Front of the Madeline Island Museum

Explore Madeline Island Museum

Museum Overview

Local relics document every chapter of Madeline Island’s long and storied history

Picturesque and historic Madeline Island first cast its spell on Leo Capser in 1903. In 1958, the love he felt for the island manifested itself into the Madeline Island Museum.

The Madeline Island Museum comprises the original museum and a modern expansion. The original museum is four historic log structures that have been relocated and connected together. It includes the only remaining building of the American Fur Company complex built at La Pointe in 1835, making it the oldest structure on Madeline Island. That building is adjoined to an old barn, the former La Pointe town jail, and the Old Sailor’s Home, which had been built as a memorial to a drowned sailor. In 1991 the museum expanded by adding the Capser Center and, in 1995, the connecting Walkway Gallery.

On the front lawn a pair of fog horns and a bell from nearby Long Island greet your arrival. Anchors from the schooner-barge Pretoria and a propeller from the tug Ashland pay tribute to the area’s maritime history. These large and impressive artifacts have been a favorite for island visitors — and a great setting for memorable family photographs.

Come explore the storied past of Madeline Island and one of the richest collections of Wisconsin history.

Explore Madeline Island Museum

Learn How the Cultures of Madeline Island Co-Existed: American Indians, Explorers and Fur Traders

For centuries the Ojibwe people have lived near Lake Superior and Madeline Island is still the heart of their heritage and spirituality. The American Fur Company room tells their story through extraordinary beaded objects, clothing and tools used in daily life.

Also, explorer and fur trade artifacts illustrate the growth of these important enterprises on the island. They reflect the mixing of the French, British, American and Indian cultures and reveal how profoundly they influenced each other to create one unique island culture. These influences are still felt today.

The American Fur Company room is the only remaining building of the American Fur Company complex built at La Pointe in 1835, making it the oldest structure on Madeline Island.

Intriguing hand tools and equipment of the 19th-century trades

Plain, unadorned hand tools were essential to daily living for the craftspeople and workers on the island. If a tool did not exist, these enterprising people got by with the resources available on the island.

Behind the iron-barred windows of the Old Jail room, you’ll see up close the vast collection of tools and equipment used in logging and lumbering, boat building, commercial fishing, carpentry and barrel-making.

See rare artifacts from the United States Lighthouse Establishment, including an 1862 French-made Fresnel lens that once beamed a guiding light from the Raspberry Island lighthouse tower.

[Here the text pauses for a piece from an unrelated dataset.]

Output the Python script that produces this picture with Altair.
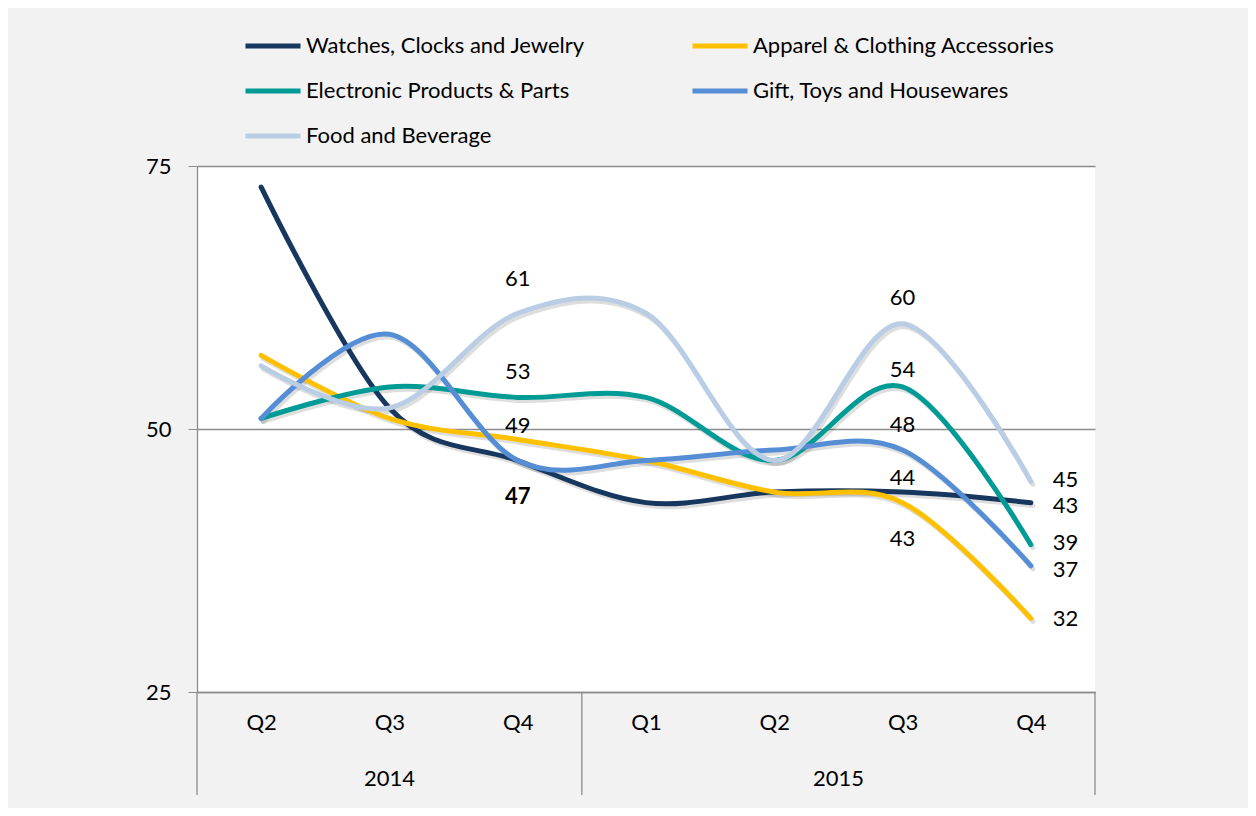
import altair as alt
import pandas as pd

# ---------------- data ----------------
quarters = ["Q2", "Q3", "Q4", "Q1", "Q2", "Q3", "Q4"]
years = ["2014", "2014", "2014", "2015", "2015", "2015", "2015"]
series_names = [
    "Watches, Clocks and Jewelry",
    "Apparel & Clothing Accessories",
    "Electronic Products & Parts",
    "Gift, Toys and Housewares",
    "Food and Beverage",
]
watches = [73, 52, 47, 43, 44, 44, 43]
apparel = [57, 51, 49, 47, 44, 43, 32]
electronics = [51, 54, 53, 53, 47, 54, 39]
gift = [51, 59, 47, 47, 48, 48, 37]
food = [56, 52, 61, 61, 47, 60, 45]
colors = ["#17375e", "#ffc000", "#009b95", "#558ed5", "#b9cde5"]
y_ticks = [25, 50, 75]

FONT = "Lato"
FS = 22

keys = [f"{y} {q}" for y, q in zip(years, quarters)]
values = [watches, apparel, electronics, gift, food]
rows = []
for name, vals in zip(series_names, values):
    for k, v in zip(keys, vals):
        rows.append({"series": name, "key": k, "value": v})
df = pd.DataFrame(rows)

# legend is filled column by column: reorder so that it reads row by row
n_cols = 2
n_rows = -(-len(series_names) // n_cols)
legend_order = []
for c in range(n_cols):
    for r in range(n_rows):
        i = r * n_cols + c
        if i < len(series_names):
            legend_order.append(i)
legend_domain = [series_names[i] for i in legend_order]
legend_range = [colors[i] for i in legend_order]

# labels shown on the chart: (series, key, dx, dy, align, bold)
label_spec = [
    ("Food and Beverage", "2014 Q4", 0, -34, "center", False),
    ("Electronic Products & Parts", "2014 Q4", 0, -25, "center", False),
    ("Apparel & Clothing Accessories", "2014 Q4", 0, -14, "center", False),
    ("Watches, Clocks and Jewelry", "2014 Q4", 0, 36, "center", True),
    ("Food and Beverage", "2015 Q3", 0, -26, "center", False),
    ("Electronic Products & Parts", "2015 Q3", 0, -17, "center", False),
    ("Gift, Toys and Housewares", "2015 Q3", 0, -25, "center", False),
    ("Watches, Clocks and Jewelry", "2015 Q3", 0, -14, "center", False),
    ("Apparel & Clothing Accessories", "2015 Q3", 0, 36, "center", False),
    ("Food and Beverage", "2015 Q4", 22, -2, "left", False),
    ("Watches, Clocks and Jewelry", "2015 Q4", 22, 3, "left", False),
    ("Electronic Products & Parts", "2015 Q4", 22, -2, "left", False),
    ("Gift, Toys and Housewares", "2015 Q4", 22, 4, "left", False),
    ("Apparel & Clothing Accessories", "2015 Q4", 22, 1, "left", False),
]

W, H = 898, 526
GREY = "#8c8c8c"

x_enc = alt.X(
    "key:N",
    sort=keys,
    scale=alt.Scale(type="point", padding=0.5),
    axis=alt.Axis(
        title=None,
        labelExpr="split(datum.value, ' ')[1]",
        ticks=False,
        labelPadding=20,
        labelFontSize=FS,
        labelFont=FONT,
        labelColor="#000000",
        domainColor=GREY,
        domainWidth=1.3,
        labelAngle=0,
    ),
)
y_scale = alt.Scale(domain=[25, 75], nice=False, zero=False)
y_enc = alt.Y(
    "value:Q",
    scale=y_scale,
    axis=alt.Axis(
        title=None,
        values=y_ticks,
        grid=True,
        gridColor=GREY,
        gridWidth=1.3,
        tickSize=9,
        tickColor=GREY,
        domainColor=GREY,
        domainWidth=1.3,
        labelPadding=17,
        labelFontSize=FS,
        labelFont=FONT,
        labelColor="#000000",
    ),
)
color_enc = alt.Color(
    "series:N",
    scale=alt.Scale(domain=legend_domain, range=legend_range),
    legend=alt.Legend(
        title=None,
        orient="none",
        legendX=46,
        legendY=-150,
        columns=n_cols,
        columnPadding=97,
        rowPadding=4,
        symbolType="stroke",
        symbolSize=3025,
        symbolStrokeWidth=5,
        labelFontSize=FS,
        labelFont=FONT,
        labelColor="#000000",
        labelOffset=3,
        labelLimit=0,
        padding=0,
    ),
)

base = alt.Chart(df)

shadow = base.mark_line(
    interpolate="cardinal", strokeWidth=5, opacity=0.13, xOffset=2, yOffset=3,
    strokeCap="round",
).encode(x=x_enc, y=y_enc, detail="series:N", color=alt.value("#000000"))

lines = base.mark_line(
    interpolate="cardinal", strokeWidth=5, strokeCap="round"
).encode(x=x_enc, y=y_enc, color=color_enc)

label_layers = []
for name, key, dx, dy, align, bold in label_spec:
    sub = df[(df.series == name) & (df.key == key)]
    label_layers.append(
        alt.Chart(sub).mark_text(
            dx=dx, dy=dy, align=align, baseline="middle", fontSize=FS,
            font=FONT, color="#000000", fontWeight="bold" if bold else "normal",
        ).encode(x=alt.X("key:N", sort=keys), y=alt.Y("value:Q"), text="value:Q")
    )

# year grouping below the axis
year_list = []
for y in years:
    if y not in year_list:
        year_list.append(y)
year_rows = []
bounds = [0]
pos = 0
for y in year_list:
    n = years.count(y)
    year_rows.append({"year": y, "mid": pos + n / 2})
    pos += n
    bounds.append(pos)
year_df = pd.DataFrame(year_rows)
bound_df = pd.DataFrame({"b": bounds})
xq = alt.Scale(domain=[0, len(keys)], nice=False, zero=False)

year_text = alt.Chart(year_df).mark_text(
    fontSize=FS, font=FONT, color="#000000", baseline="middle"
).encode(
    x=alt.X("mid:Q", scale=xq, axis=None),
    y=alt.value(H + 87),
    text="year:N",
)
year_rules = alt.Chart(bound_df).mark_rule(color=GREY, strokeWidth=1.3).encode(
    x=alt.X("b:Q", scale=xq, axis=None),
    y=alt.value(H),
    y2=alt.value(H + 103),
)

main = alt.layer(shadow, lines, *label_layers)
chart = alt.layer(main, year_rules, year_text).resolve_scale(x="independent").properties(
    width=W,
    height=H,
    autosize=alt.AutoSizeParams(type="none"),
    padding={"left": 189, "top": 158, "right": 153, "bottom": 116},
    background="#f2f2f2",
).configure_view(fill="#ffffff", strokeWidth=0)

chart.save("out.html", embed_options={"renderer": "svg", "actions": False})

The Pioneer Barn room tells the story of island residents

The Pioneer Barn, built in the 1890s, was routinely used by a family of Swedish immigrants. The Dahlins stabled their horses in this log structure when the family came to town from their homestead further out on the island.

Intriguing objects and photographs inside the barn depict the daily life of the 19th and early 20th century settlers. Catholic and Protestant missionary history is represented with a unique collection of artifacts and religious books translated into Ojibwe.

You’ll also see objects describing the lifestyles of the well-to-do who spent long, lazy summers at cottages on the island. Turn-of-the-century ferry boats carried excited passengers to see the Apostle Islands, a rare and wondrous experience at the time. These early tourists gave birth to modern tourism in northern Wisconsin.

The Old Sailors’ Home room features objects of daily domestic life

Built as a shelter and haven for stranded sailors, the Old Sailors’ Home was built by homesteader Olaf Anderson in memory of his brother who perished at sea.

The log structure is richly filled with hand-made furniture, kitchen tools and equipment, and textiles and items representing late 19th and early 20th century immigrant life on Madeline Island.

Attend a lecture, view a film or shop the museum store

The Capser Center, a modern exhibit hall added to the museum complex in 1991, offers visitors the opportunity to view regularly-scheduled films about island history, attend lectures or participate in workshops.

The welcome area and auditorium house galleries where changing exhibits feature objects from the museum’s collection.

The museum store offers an extensive selection of books, Ojibwe-made crafts, and other items relating to the island’s rich history.

The Stockade and Grounds open-air collections

See and touch the museum’s larger artifacts including equipment from the Basswood Island brownstone quarry, a boat winch, net-drying rack and a maple-sugaring kettle. The stockade area is reminiscent of fortified structures built by the French in the 17th and 18th centuries.